As a leader, do you create a safe and trusting environment where your people can express concerns and share information freely? That might be a difficult question for some of you to answer. In our new book, Collaboration Begins With You: Be a Silo Buster, my coauthors Jane Ripley and Eunice Parisi-Carew and I describe how to build trust and take responsibility for creating a culture of collaboration.
In the previous post I introduced the UNITE acronym to describe the five elements that every person must adopt to make collaboration a part of the corporate culture. We encourage everyone to Utilize differences; Nurture safety and trust; Involve others in crafting a clear purpose, values, and goals; Talk openly; and Empower themselves and others. I wrote about Utilizing differences in the last post and this time I want to share more about how to Nurture safety and trust.
The best way to start is by being a role model for the behavior you want to see in others. Share your own knowledge openly and encourage others to speak freely without fear of judgment. Welcome people’s ideas and truly give them consideration before making a decision. Give and receive feedback without judgment and be accessible, authentic, and dependable.
To build trust with your team, view mistakes and failures as learning opportunities and discuss them openly. If you punish people for making mistakes, they will learn quickly to cover them up and you’ll miss important opportunities to avoid future mishaps.

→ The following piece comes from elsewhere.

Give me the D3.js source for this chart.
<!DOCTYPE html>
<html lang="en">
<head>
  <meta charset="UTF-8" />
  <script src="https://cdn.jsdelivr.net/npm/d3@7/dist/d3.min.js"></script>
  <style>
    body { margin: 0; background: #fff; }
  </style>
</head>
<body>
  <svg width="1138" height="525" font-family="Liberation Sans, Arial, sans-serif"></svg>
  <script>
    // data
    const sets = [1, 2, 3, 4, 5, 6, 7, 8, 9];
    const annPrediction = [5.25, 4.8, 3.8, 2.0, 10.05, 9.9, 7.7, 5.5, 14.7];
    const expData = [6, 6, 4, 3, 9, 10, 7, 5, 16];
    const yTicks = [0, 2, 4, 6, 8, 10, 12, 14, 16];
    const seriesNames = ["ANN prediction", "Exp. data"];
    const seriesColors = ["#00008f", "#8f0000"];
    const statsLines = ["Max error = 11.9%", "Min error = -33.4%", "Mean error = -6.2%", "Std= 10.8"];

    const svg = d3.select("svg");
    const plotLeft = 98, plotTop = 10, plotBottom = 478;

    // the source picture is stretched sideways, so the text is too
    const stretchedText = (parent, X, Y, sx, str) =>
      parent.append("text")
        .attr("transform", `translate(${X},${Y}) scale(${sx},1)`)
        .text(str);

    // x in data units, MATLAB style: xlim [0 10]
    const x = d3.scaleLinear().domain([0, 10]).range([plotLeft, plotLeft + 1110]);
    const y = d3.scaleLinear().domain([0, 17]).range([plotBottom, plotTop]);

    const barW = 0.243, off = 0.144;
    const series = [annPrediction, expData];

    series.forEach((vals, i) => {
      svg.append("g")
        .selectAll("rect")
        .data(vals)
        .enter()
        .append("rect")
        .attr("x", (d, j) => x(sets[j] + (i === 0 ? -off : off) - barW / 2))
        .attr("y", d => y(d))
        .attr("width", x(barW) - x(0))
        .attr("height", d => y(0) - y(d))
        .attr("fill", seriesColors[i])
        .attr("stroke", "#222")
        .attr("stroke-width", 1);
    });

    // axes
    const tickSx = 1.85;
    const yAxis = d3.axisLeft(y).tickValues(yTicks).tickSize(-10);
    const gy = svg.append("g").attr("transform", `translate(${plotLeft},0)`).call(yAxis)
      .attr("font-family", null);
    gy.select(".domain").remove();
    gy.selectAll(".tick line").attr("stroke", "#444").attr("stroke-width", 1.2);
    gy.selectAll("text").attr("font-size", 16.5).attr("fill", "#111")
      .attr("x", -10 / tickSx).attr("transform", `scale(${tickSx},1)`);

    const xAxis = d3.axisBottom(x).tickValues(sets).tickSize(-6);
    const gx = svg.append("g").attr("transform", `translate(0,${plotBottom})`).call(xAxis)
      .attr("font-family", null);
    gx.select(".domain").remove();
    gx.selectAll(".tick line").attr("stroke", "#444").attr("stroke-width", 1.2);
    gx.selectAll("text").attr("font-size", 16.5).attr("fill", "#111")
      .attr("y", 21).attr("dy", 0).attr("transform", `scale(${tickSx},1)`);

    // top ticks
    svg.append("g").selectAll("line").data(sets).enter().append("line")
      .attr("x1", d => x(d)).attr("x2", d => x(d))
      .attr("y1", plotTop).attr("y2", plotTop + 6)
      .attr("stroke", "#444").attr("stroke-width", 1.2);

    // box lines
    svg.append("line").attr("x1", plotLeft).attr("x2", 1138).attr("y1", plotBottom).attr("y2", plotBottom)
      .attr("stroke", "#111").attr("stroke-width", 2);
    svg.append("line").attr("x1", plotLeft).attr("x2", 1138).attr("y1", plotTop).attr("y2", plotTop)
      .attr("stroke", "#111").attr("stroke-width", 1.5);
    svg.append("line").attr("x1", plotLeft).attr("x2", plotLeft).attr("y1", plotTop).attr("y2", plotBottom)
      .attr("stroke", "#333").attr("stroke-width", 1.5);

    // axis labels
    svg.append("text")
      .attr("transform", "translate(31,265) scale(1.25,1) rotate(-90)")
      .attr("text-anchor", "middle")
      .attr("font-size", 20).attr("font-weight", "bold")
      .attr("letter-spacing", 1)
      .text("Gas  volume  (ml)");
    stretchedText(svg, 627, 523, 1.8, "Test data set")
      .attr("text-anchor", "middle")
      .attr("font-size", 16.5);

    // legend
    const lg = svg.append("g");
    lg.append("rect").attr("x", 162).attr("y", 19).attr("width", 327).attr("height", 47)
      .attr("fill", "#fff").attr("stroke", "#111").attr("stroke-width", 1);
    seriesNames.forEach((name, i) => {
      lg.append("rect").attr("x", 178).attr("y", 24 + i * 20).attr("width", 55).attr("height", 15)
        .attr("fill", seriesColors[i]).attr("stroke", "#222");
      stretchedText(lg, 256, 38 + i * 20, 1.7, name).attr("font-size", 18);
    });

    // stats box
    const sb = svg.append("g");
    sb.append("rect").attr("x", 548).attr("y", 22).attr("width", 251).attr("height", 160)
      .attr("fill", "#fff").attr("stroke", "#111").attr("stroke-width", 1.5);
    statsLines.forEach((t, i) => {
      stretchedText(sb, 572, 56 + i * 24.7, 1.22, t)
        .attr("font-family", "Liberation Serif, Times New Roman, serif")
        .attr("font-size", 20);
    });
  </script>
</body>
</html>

I’ve found that some of the greatest learning moments happen when mistakes are shared and discussed. Encouraging these kinds of discussions will lead to smoother processes, improved communication, and innovative thinking.
To help people feel safe in their working environment, be transparent when making decisions. Make sure people know their role and what a good job looks like, and give them freedom to experiment. If people know what is expected of them and the boundaries they can operate in, they will flourish.
Rate yourself as a leader who Nurtures safety and trust by asking yourself these questions.
- Do I encourage people to speak their mind?
- Do I consider all ideas before decisions are made?
- Do I share knowledge freely?
- Do I view mistakes as learning opportunities?
- Am I clear with others about what I expect?
If you answered yes to most of the questions, you probably have created a safe and trusting environment for your people. But pay attention to where you answered no so that you can continue to build a strong culture of collaboration, because as the book title says—collaboration begins with you.